* INFORMATION SUPPLIED *
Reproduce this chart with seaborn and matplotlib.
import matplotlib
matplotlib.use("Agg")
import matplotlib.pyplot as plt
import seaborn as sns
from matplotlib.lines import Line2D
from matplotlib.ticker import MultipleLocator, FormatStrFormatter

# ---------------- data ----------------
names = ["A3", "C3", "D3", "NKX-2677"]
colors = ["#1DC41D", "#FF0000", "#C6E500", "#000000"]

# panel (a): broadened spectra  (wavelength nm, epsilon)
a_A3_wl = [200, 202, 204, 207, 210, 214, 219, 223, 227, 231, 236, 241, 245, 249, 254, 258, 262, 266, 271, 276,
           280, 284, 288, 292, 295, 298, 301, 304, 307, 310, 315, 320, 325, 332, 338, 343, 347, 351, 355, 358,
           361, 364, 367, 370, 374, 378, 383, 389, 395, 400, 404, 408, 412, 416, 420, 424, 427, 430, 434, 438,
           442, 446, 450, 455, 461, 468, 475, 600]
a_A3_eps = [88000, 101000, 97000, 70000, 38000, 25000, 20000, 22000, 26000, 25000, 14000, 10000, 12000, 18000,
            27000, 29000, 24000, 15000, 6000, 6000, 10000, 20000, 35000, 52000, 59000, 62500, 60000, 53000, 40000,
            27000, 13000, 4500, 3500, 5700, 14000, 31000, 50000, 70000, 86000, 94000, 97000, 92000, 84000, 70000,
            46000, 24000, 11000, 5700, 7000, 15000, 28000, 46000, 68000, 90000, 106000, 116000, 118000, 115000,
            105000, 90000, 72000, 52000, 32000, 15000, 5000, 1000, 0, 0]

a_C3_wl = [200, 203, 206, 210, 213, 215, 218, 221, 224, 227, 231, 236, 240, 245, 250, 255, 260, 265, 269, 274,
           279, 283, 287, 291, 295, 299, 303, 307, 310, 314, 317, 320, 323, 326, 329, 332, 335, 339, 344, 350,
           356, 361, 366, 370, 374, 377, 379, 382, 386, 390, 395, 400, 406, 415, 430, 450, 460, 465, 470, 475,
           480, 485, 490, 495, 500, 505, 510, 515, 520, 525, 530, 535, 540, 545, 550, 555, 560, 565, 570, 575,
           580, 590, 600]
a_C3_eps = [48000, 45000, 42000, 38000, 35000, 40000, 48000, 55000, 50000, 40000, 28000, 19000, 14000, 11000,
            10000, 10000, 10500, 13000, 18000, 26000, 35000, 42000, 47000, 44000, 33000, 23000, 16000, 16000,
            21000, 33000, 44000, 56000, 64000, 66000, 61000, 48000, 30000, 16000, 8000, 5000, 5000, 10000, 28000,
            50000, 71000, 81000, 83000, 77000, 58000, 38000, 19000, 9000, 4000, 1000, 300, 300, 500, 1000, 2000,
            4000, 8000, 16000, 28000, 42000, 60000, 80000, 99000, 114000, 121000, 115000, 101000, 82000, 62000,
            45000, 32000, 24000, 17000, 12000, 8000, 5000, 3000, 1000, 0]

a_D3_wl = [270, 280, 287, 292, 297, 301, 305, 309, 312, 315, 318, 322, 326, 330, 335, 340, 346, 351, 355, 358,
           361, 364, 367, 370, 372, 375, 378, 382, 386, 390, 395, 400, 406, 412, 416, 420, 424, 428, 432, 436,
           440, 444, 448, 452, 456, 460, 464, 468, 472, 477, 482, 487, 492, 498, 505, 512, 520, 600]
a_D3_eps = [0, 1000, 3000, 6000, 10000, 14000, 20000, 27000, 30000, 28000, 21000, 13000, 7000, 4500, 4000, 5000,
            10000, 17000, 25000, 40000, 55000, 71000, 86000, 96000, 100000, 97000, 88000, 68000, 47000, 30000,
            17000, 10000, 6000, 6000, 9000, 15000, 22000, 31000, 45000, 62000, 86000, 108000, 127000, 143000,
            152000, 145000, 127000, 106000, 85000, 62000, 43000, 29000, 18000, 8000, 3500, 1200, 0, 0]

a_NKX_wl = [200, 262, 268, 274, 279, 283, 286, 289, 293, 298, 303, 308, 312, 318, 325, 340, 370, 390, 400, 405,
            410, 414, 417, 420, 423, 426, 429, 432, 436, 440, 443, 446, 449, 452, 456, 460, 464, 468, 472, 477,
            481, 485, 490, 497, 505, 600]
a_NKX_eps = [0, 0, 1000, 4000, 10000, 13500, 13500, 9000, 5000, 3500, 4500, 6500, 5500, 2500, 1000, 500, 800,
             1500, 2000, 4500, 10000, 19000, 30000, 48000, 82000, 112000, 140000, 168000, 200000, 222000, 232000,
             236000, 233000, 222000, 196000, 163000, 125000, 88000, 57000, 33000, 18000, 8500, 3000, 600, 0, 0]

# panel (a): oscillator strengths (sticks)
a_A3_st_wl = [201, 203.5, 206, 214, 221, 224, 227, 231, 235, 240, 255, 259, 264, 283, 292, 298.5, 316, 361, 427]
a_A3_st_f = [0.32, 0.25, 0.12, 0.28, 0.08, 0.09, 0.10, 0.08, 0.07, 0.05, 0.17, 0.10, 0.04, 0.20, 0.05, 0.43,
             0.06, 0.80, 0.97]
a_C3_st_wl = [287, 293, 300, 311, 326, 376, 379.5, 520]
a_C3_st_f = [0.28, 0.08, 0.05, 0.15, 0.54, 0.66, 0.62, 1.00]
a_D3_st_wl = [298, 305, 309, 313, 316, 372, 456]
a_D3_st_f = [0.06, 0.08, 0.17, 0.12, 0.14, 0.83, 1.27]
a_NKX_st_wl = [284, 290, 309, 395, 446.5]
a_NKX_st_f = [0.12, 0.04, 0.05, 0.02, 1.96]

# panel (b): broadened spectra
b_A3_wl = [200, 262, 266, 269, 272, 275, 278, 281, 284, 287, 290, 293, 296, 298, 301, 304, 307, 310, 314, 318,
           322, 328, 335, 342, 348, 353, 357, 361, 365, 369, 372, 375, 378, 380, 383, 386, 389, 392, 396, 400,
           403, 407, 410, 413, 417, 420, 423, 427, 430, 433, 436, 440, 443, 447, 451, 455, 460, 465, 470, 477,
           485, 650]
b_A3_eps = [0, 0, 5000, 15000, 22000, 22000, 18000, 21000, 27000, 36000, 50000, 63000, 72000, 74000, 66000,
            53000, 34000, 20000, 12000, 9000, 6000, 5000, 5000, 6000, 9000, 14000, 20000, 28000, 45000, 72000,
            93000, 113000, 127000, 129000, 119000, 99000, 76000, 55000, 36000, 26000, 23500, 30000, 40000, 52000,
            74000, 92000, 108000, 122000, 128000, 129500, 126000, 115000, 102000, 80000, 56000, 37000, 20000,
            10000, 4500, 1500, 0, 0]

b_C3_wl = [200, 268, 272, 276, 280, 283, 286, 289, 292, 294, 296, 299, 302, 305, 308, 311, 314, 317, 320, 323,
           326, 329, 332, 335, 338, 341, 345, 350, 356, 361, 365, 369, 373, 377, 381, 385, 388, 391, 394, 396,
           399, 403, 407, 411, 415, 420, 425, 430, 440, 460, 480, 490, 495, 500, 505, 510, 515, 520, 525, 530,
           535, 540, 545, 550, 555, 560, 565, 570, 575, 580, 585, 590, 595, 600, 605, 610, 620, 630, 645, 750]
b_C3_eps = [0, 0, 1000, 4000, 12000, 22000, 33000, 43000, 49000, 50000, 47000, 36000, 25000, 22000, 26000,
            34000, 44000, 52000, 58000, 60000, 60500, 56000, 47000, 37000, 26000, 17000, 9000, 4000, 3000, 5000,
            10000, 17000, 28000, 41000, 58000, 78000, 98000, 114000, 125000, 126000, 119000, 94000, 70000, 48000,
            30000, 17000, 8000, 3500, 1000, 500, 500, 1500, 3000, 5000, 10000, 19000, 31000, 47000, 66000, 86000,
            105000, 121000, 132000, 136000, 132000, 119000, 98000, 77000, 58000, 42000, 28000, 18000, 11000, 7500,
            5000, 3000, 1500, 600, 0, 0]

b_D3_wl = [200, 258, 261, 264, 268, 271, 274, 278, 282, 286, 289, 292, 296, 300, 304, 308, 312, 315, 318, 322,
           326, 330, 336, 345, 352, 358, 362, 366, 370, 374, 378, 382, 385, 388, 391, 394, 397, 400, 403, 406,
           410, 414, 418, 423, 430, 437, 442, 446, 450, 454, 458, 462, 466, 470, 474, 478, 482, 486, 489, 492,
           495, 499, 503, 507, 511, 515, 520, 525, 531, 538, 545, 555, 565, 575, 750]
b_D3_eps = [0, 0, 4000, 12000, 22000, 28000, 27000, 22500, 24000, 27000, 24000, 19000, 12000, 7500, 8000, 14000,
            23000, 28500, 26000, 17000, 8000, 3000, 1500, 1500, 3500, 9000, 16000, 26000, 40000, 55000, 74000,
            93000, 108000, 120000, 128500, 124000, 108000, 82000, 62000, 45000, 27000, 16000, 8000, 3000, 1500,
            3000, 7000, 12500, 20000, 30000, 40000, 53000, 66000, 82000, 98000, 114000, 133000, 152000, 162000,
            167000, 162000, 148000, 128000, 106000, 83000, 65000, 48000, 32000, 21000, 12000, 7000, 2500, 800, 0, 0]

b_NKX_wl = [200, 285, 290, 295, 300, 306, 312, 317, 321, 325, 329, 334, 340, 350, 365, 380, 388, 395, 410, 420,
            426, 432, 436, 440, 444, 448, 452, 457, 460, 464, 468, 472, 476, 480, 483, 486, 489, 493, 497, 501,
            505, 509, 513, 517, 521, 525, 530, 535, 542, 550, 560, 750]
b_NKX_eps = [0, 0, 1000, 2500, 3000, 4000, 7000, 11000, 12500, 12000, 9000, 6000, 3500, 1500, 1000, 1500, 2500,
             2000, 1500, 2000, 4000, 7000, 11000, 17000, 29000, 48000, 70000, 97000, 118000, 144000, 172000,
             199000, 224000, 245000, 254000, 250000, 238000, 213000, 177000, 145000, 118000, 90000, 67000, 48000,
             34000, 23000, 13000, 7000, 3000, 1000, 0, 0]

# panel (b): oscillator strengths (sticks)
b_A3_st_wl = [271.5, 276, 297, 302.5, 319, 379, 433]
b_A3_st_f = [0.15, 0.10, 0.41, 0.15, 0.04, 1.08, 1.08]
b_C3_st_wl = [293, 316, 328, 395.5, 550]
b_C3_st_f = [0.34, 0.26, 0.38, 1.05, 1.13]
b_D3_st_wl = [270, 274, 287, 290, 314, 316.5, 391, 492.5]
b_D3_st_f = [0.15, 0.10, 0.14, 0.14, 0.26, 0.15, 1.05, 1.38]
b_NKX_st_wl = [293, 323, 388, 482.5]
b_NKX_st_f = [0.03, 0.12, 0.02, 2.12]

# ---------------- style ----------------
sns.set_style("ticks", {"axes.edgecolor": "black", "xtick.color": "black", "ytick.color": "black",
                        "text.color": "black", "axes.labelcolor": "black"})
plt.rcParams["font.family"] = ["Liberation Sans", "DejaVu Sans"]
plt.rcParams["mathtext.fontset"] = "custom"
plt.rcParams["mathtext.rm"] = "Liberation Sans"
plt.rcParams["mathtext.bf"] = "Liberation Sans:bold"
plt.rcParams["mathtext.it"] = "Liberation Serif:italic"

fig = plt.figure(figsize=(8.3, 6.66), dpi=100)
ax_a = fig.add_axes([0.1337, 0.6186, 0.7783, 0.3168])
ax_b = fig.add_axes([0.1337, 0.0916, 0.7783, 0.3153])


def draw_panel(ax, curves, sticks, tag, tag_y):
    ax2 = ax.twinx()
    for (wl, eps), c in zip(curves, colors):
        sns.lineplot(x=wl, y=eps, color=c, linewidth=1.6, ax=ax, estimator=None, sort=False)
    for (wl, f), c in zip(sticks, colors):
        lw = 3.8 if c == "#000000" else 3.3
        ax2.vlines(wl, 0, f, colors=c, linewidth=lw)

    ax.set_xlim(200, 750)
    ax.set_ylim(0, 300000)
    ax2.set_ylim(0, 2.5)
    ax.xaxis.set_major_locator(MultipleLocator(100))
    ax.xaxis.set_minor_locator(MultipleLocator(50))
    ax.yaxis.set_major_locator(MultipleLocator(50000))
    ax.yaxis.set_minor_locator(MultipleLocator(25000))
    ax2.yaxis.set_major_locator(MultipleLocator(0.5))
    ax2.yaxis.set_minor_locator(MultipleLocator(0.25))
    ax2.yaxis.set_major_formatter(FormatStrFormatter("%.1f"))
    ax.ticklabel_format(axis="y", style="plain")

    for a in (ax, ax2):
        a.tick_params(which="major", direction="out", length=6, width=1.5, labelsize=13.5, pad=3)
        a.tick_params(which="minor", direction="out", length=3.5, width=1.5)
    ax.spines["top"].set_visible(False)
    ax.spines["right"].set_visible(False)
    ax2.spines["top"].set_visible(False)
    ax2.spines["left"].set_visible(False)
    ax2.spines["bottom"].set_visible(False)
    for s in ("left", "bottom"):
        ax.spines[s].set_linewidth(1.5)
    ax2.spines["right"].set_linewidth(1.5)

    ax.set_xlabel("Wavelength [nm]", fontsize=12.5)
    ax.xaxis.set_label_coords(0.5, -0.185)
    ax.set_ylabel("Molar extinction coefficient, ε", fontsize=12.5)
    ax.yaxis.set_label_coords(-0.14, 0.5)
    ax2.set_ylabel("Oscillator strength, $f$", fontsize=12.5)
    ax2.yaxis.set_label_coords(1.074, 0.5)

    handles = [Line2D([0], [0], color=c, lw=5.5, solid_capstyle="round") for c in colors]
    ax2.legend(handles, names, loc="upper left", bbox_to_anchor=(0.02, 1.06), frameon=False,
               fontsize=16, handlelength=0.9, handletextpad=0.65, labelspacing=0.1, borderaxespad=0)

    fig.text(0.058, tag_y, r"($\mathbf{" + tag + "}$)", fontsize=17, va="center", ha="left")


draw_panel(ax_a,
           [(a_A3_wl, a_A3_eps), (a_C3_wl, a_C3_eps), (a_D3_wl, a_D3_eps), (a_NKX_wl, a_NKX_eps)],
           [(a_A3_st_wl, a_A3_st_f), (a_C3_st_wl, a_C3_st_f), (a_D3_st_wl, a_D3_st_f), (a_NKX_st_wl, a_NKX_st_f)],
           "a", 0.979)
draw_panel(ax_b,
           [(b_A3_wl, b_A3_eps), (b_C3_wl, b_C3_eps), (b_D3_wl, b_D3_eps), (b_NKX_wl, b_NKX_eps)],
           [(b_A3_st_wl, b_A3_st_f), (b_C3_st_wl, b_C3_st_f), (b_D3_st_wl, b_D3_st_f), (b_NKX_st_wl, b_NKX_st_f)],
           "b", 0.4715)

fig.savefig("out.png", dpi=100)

* THE REQUEST *
Starting with the first line of the data above, copy each line exactly until you reach the line with "from matplotlib.ticker import"; include that line as well.

* RIGHT ANSWER *
Reproduce this chart with seaborn and matplotlib.
import matplotlib
matplotlib.use("Agg")
import matplotlib.pyplot as plt
import seaborn as sns
from matplotlib.lines import Line2D
from matplotlib.ticker import MultipleLocator, FormatStrFormatter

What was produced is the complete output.